Pull every line with the word "code" out of the entries below.

▶ _RECORDED INFORMATION_:
----

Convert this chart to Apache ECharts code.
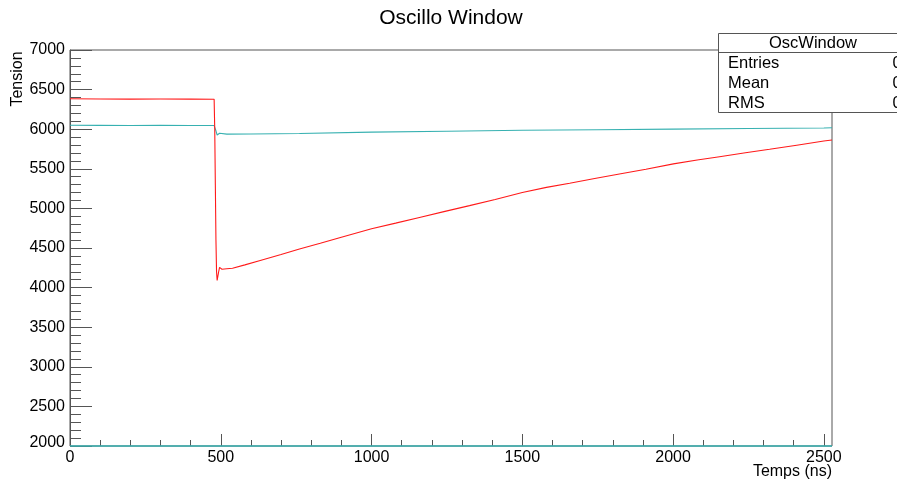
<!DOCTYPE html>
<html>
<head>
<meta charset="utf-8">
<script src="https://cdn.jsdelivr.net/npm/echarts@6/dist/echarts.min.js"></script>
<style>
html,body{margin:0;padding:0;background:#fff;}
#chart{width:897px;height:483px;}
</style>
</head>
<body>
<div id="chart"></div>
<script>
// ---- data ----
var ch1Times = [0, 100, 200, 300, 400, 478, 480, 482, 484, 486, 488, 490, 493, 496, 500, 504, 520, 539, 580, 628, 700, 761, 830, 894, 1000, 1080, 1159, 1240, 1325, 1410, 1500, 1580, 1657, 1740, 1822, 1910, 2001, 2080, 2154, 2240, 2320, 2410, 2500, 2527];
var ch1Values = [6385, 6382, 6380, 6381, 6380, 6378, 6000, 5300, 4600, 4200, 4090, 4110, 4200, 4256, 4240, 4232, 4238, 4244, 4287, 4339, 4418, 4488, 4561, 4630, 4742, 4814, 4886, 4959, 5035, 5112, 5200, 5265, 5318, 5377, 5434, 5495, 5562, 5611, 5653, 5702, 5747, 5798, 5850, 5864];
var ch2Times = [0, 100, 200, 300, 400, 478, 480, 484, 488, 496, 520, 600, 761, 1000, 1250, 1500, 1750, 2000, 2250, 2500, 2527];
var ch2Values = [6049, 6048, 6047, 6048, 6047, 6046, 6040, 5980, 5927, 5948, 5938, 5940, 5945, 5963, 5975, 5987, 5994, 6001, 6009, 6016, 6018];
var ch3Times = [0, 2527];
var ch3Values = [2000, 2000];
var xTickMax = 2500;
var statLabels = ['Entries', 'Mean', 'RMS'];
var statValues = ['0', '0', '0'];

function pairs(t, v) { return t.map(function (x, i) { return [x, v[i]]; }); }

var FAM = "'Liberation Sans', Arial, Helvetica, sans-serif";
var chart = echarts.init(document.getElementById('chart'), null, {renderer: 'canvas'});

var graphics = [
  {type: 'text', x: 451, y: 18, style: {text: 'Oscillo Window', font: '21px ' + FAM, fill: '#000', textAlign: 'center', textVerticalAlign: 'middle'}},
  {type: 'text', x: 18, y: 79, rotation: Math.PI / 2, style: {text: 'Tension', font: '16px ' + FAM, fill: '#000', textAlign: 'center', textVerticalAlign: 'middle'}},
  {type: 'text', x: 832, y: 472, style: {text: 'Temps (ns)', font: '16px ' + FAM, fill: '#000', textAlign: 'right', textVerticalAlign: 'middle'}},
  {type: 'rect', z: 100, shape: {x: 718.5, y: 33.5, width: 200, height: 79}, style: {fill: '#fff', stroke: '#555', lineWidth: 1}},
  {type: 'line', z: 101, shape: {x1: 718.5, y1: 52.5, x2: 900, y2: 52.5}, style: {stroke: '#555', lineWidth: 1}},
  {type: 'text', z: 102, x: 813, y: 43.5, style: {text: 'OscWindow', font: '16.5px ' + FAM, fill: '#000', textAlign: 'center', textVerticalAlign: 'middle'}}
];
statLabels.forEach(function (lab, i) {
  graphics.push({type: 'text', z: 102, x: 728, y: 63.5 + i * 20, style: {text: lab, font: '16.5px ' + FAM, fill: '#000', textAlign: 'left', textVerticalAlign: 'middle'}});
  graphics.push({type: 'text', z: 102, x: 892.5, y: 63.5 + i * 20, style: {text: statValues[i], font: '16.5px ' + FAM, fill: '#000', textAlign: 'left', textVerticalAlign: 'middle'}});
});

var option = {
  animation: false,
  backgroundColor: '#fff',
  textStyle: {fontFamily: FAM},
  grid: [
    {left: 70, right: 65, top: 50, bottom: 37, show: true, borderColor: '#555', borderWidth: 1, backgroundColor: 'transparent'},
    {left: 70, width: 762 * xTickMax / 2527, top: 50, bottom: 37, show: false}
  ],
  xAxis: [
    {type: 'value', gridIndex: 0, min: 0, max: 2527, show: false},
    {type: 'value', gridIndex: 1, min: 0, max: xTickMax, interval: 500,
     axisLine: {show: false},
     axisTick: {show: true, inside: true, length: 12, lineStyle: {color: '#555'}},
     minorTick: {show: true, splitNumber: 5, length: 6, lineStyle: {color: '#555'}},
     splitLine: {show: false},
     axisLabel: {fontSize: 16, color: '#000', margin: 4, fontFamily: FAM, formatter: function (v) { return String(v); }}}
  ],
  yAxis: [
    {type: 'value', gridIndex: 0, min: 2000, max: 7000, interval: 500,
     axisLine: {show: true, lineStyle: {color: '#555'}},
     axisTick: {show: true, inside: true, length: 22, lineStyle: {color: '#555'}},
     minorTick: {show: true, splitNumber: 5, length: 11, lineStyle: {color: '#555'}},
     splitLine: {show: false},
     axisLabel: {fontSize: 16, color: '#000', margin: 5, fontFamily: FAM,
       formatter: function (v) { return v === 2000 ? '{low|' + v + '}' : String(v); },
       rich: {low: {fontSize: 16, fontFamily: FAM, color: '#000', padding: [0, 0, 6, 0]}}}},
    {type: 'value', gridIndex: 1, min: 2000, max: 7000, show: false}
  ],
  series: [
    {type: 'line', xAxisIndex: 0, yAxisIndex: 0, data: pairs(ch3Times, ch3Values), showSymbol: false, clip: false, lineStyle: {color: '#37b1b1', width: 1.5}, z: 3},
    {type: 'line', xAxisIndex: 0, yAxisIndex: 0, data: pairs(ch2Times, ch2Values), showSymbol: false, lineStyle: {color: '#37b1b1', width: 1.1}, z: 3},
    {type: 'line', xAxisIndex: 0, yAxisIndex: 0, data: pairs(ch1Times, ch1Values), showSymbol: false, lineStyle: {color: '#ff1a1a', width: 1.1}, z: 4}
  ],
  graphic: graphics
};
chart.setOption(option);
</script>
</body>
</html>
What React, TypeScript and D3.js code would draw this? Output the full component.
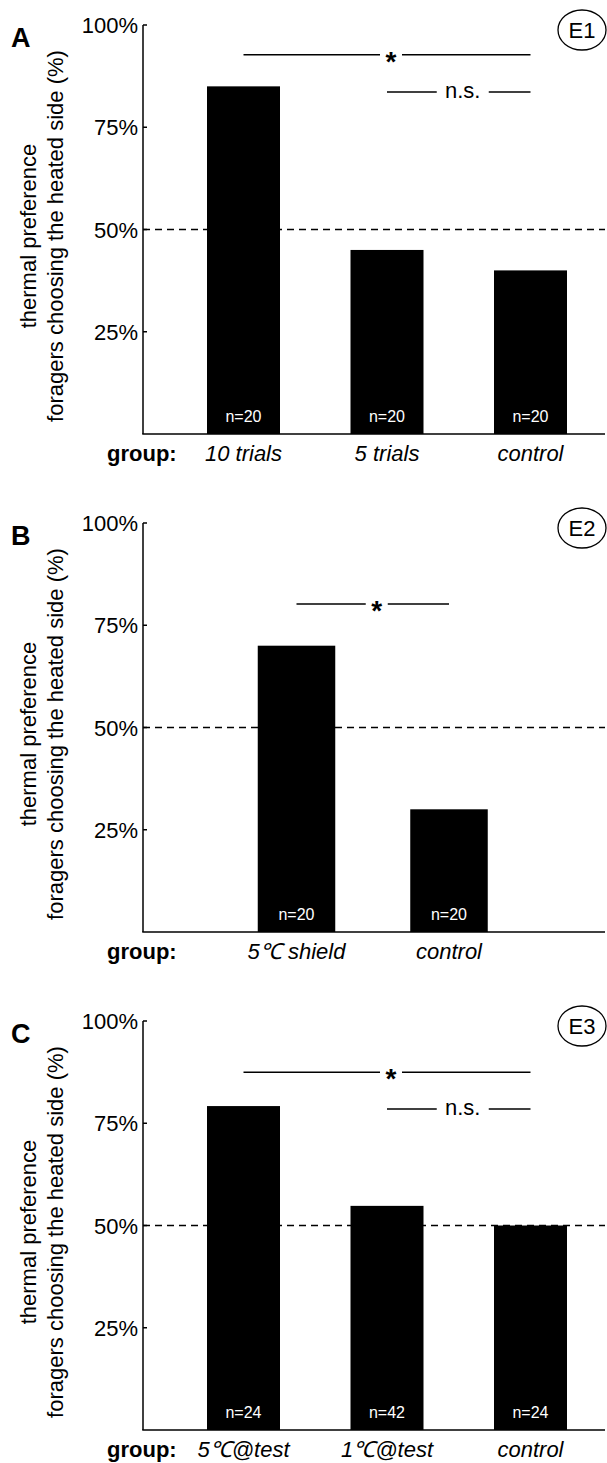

----

▶ _FINISHED ANSWER_:
Convert this chart to Apache ECharts code.
What React, TypeScript and D3.js code would draw this? Output the full component.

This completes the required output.